Originally from Sacramento, Anguiano grew up with an older brother and sister and two younger brothers. When she was 15, her 23-year-old brother Michael Anguiano died of a drug overdose. Shortly after his death, Anguiano began drinking. “Because I was so young, I didn’t have the emotional capability to deal with losing someone,” she says.

From there, things became worse for the Anguianos. Police officers arrived at their home to arrest Anguiano’s parents. She knew that her father was dealing drugs, so she hid his illicit stash in her room—leading to her own arrest.

“It was terrifying mostly because I didn’t understand that it could happen to me,” she says. She spent five days in juvenile detention, sharing a room with an underage prostitute. She quickly realized that she didn’t belong there. So did her teachers, who were impressed with her intelligence.

Anguiano works with a student in the Student Learning Center.

Anguiano works with a student in the Student Learning Center.

“I had watched my parents sort of make those decisions, and ride away in police cars,” she says.

Anguiano moved to Chico to live with her aunt, who became her legal guardian while her parents were in prison. There, Anguiano found the stable environment she needed to thrive. She attended Chico High School and took classes at Butte College her senior year through the Educational Opportunity Program. 

At CSU, Chico, she has blossomed academically and leapt at every opportunity to be involved. Now she plans the campus’ international and multicultural festivals, and sits on various councils and scholarship committees to advocate for diversity.

She has also served as a writing tutor at the Student Learning Center, a columnist for The Orion, a volunteer at the Gender and Sexuality Equity Center, and an academic mentor in REACH (Raising Educational Achievement Through Collaborative Hubs), a program for first-generation college students.

In a few weeks, she will graduate with a degree in social sciences with the hope that her background will help her be empathetic toward others.

Anguiano’s father, David Anguiano, also came to a realization while incarcerated: He didn’t want to risk any more time away from his children. Seeing his daughter being put into the back of a police car was heartbreaking. He came to realize he’d been depressed since his son’s overdose, and being locked up helped him face his son’s death head on. “I was numb, and her being taken away added to that numbness,” he says.

After his release, David Anguiano worked to turn his life around. In fall 2013, he returned to Chico State to finish a degree he worked on until 1982, and will graduate with his daughter in the coming weeks with a bachelor’s in social sciences.

Last semester, he had a higher GPA than her—a 3.9. “I'm not on the FBI's list now; I'm on the Dean's List,” he says.

David Anguiano believes he’s done so well because of his daughter’s support, and she has also been inspired by her dad. “It honestly just made my graduation a little more meaningful,” she said.

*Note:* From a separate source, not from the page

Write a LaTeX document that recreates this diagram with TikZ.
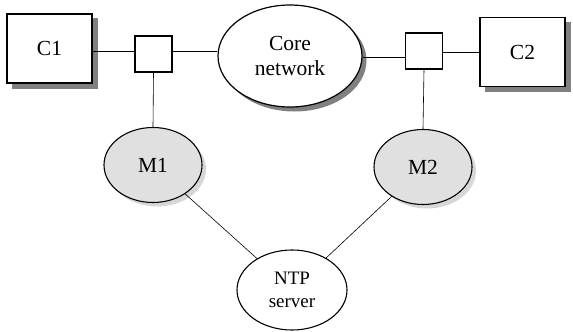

After walking across the stage she will begin another journey—graduate school at Northwestern school of journalism. She wants to explore the avenues of social justice within journalism, fueled by the belief that a person’s circumstances don’t have to define them.

“I grew up feeling kind of helpless about my parents’ situation. Really seeing them struggle instilled this sort of empathy," she says.

"If you had asked a random person [before] if I could have gotten into Columbia, they would have said no, and I did."